De waterplas zou te ondiep zijn voor schepen en te diep voor mannen te paard. Hoewel de Stelling van Amsterdam tijdens de twee wereldoorlogen in staat van paraatheid werd gebracht, werd er nooit gevochten. Bovendien was dit systeem door de opkomst van vliegtuigen al achterhaald, nog voor de stelling werd voltooid. In 1963 werd dan ook de militaire status van de forten opgeheven. Sinds 1996 staat de Stelling van Amsterdam op de UNESCO Werelderfgoedlijst, en vormen vooral de forten een unieke bezienswaardigheid.
Fort Nigtevecht
Geopend op zaterdag en zondag van 11 tot 17 uur, van november t/m februari alleen op zondag.

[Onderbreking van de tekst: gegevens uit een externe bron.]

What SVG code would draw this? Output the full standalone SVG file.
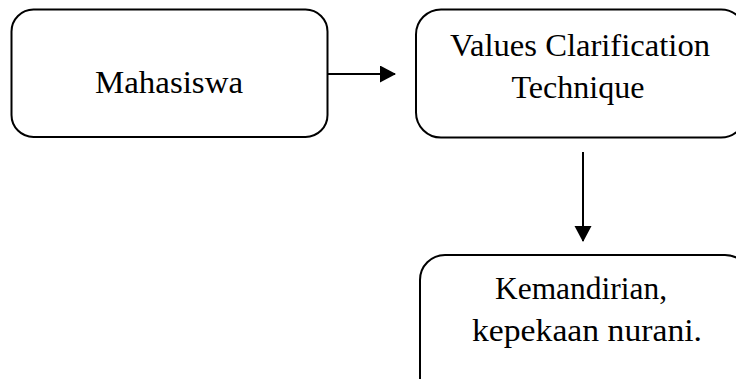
<svg xmlns="http://www.w3.org/2000/svg" width="736" height="379" viewBox="0 0 736 379">
<defs>
<style>
.box{fill:#fff;stroke:#000;stroke-width:2}
.t{font-family:"Liberation Serif","DejaVu Serif",serif;font-size:31.5px;fill:#000;text-anchor:middle}
.c{stroke:#000;stroke-width:2;fill:none}
</style>
<marker id="ah" markerWidth="16" markerHeight="18" refX="15" refY="8.5" orient="auto" markerUnits="userSpaceOnUse">
<path d="M0,0 L16,8.5 L0,17 Z" fill="#000"/>
</marker>
</defs>
<rect width="736" height="379" fill="#fff"/>
<g id="node-mahasiswa">
<rect class="box" x="11.5" y="9.5" width="316" height="127.5" rx="22"/>
<text class="t" x="169" y="93" textLength="148" lengthAdjust="spacingAndGlyphs">Mahasiswa</text>
</g>
<g id="node-vct">
<rect class="box" x="416" y="9.5" width="330" height="128" rx="25"/>
<text class="t" x="580" y="56" textLength="260" lengthAdjust="spacingAndGlyphs">Values Clarification</text>
<text class="t" x="578" y="98" textLength="133" lengthAdjust="spacingAndGlyphs">Technique</text>
</g>
<g id="node-kemandirian">
<rect class="box" x="420" y="255" width="330" height="150" rx="25"/>
<text class="t" x="581" y="299" textLength="172" lengthAdjust="spacingAndGlyphs">Kemandirian,</text>
<text class="t" x="587" y="341" textLength="230" lengthAdjust="spacingAndGlyphs">kepekaan nurani.</text>
</g>
<g id="connectors">
<line class="c" x1="328" y1="74" x2="395" y2="74" marker-end="url(#ah)"/>
<line class="c" x1="583" y1="152" x2="583" y2="241" marker-end="url(#ah)"/>
</g>
</svg>
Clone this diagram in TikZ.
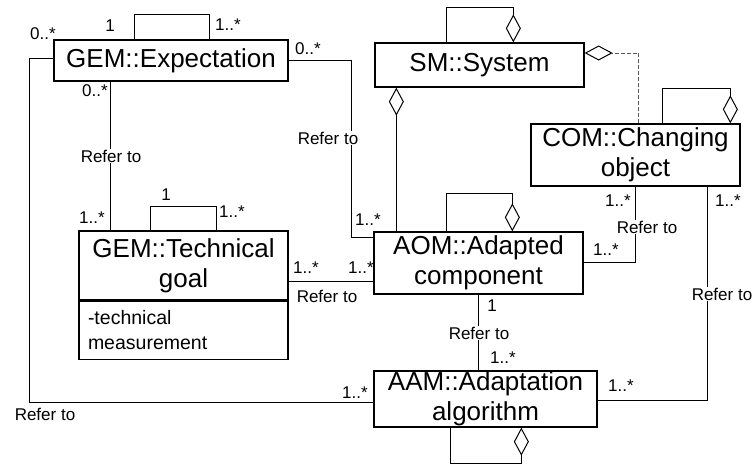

www.natuurmonumenten.nl/natuurgebieden/fort-bij-nigtevecht
Niet alleen mooi erfgoed, je kan hier ook terecht voor (warme) dranken en zelfgemaakt gebak.
Anna Haen
Gein Zuid 23a, Abcoude
Prachtige buitenlocatie. Koffie en taart, lunch of high tea. Verse producten uit eigen moestuin of van lokale leveranciers worden ook te koop aangeboden.
Nº100 Eten & Drinken
Dorpsstraat 100, Nigtevecht
Schitterend terras aan de Vecht. Koffie, lunch en diner.
Café Restaurant De Eendracht
Het Grote Plein 5, Weesp
‘De huiskamer van Weesp’ met mooie leren banken. Groot buitenterras op het plein met uitzicht op Museum Weesp.
Eeterij de Schalkse
Ossenmarkt 12a, Weesp
Sfeervol restaurant met zonovergoten terras (ook in de winter open) aan de Vecht.
Oostzijdse molen
Overnachten kan in deze molen. Volledig ingericht natuurhuisje (nummer 51117) voor max 6 personen. In de schuur staan 4 fietsen en een kano voor gebruik.
Boutiquehotel de Witte Dame
Stationsplein 3, Abcoude
Schitterend stationsgebouw dat in 1977 buiten gebruik werd gesteld, waarna het verval intrad. Nu mooi verbouwd tot boetiekhotel met tien kamers en een restaurant met terras.
De Vink B&B
Gein Zuid 21, Abcoude
In de oude doorrij schuur van een monumentale voormalige uitspanning aan het Gein. Twee kamers elk met eigen badkamer en toilet.
Boerenhofstede De Overhorn
‘s-Gravelandseweg 50-51, Weesp
Kamers en appartementen voor max 5 personen. De Vecht kronkelt langs de voortuin.
Hotel ‘t Hart van Weesp
Herengracht 35, 1382 AH Weesp
Sfeervol 3 sterren hotel in het historische centrum. Een echt fietshotel met fietsverhuur en oplaadpunten.
Museum Weesp
Gevestigd op de tweede verdieping van het 18de eeuwse stadhuis van Weesp. In 1911 begonnen als Oudheidskamer. Een grote schenking van Weesper porselein vormde uiteindelijk de aanleiding voor de opening van Museum Weesp.